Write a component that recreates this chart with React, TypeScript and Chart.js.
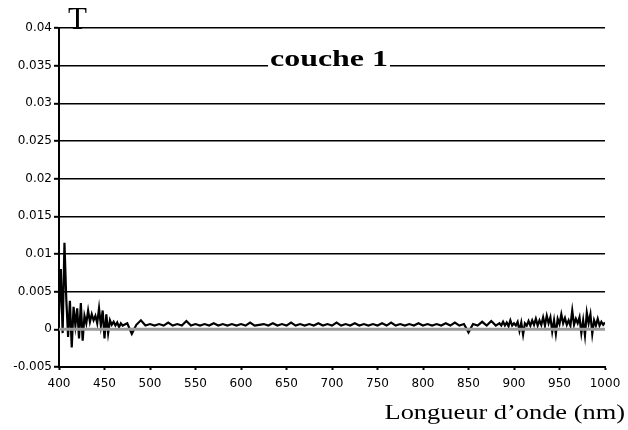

==

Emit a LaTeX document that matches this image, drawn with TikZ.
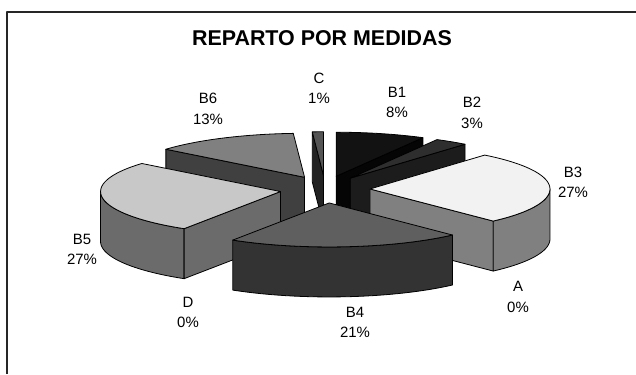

...

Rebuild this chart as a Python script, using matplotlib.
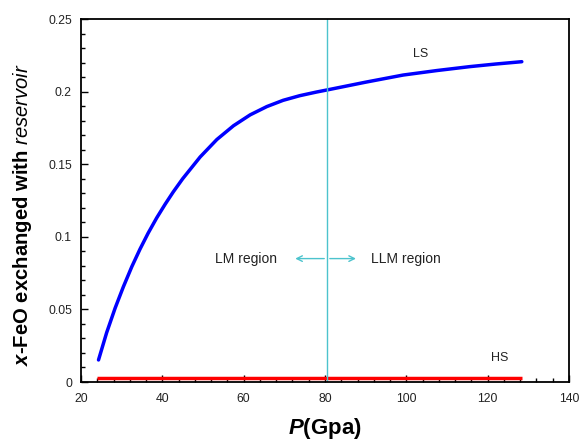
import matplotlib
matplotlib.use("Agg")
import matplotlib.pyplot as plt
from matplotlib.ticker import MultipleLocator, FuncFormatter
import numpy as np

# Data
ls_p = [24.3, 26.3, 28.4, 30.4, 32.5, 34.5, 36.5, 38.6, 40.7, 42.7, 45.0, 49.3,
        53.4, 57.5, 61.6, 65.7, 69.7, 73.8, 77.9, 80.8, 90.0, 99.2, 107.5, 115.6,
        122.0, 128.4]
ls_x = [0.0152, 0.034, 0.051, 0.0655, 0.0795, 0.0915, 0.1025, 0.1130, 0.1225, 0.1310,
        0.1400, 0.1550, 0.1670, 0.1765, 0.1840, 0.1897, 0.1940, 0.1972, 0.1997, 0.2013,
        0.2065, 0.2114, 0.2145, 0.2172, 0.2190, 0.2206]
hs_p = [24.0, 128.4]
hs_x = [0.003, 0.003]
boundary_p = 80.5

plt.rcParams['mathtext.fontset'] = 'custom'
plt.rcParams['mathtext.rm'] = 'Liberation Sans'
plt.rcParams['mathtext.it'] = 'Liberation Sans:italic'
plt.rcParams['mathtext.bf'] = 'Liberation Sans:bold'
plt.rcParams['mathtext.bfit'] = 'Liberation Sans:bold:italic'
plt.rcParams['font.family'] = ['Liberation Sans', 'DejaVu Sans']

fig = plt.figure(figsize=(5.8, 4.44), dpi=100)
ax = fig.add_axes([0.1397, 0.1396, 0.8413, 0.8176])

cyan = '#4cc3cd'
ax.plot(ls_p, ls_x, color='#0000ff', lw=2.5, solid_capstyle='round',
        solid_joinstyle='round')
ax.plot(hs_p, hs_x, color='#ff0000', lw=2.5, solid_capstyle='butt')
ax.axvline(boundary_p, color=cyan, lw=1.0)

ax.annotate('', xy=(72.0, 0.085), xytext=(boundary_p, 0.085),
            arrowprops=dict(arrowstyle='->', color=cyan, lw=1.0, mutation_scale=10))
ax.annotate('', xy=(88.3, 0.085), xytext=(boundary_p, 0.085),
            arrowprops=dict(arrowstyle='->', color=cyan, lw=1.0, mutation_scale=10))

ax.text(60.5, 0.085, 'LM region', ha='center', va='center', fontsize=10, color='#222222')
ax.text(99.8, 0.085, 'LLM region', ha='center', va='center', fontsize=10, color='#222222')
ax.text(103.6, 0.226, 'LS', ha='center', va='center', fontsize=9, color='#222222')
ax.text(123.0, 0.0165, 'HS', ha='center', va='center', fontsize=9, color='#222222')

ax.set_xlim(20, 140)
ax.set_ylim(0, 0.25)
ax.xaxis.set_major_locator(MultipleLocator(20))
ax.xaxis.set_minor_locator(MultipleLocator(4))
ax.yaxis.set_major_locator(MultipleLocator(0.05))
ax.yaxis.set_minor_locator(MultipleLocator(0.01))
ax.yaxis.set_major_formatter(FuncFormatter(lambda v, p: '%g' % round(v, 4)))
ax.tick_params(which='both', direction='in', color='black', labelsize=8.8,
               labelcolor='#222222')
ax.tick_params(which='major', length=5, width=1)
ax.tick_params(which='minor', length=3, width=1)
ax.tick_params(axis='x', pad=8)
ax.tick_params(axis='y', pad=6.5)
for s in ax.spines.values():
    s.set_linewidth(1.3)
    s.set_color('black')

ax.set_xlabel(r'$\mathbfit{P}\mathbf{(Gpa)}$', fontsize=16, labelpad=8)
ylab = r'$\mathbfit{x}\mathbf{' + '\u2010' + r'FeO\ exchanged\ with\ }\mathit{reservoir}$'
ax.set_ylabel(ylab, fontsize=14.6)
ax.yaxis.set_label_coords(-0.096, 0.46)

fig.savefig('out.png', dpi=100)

## TASK DETAILS
From the material above, reproduce only what runs from the line holding "Rebuild this chart" down to the line holding "import numpy as np", both included, pictures excluded.

## TASK SOLUTION
Rebuild this chart as a Python script, using matplotlib.
import matplotlib
matplotlib.use("Agg")
import matplotlib.pyplot as plt
from matplotlib.ticker import MultipleLocator, FuncFormatter
import numpy as np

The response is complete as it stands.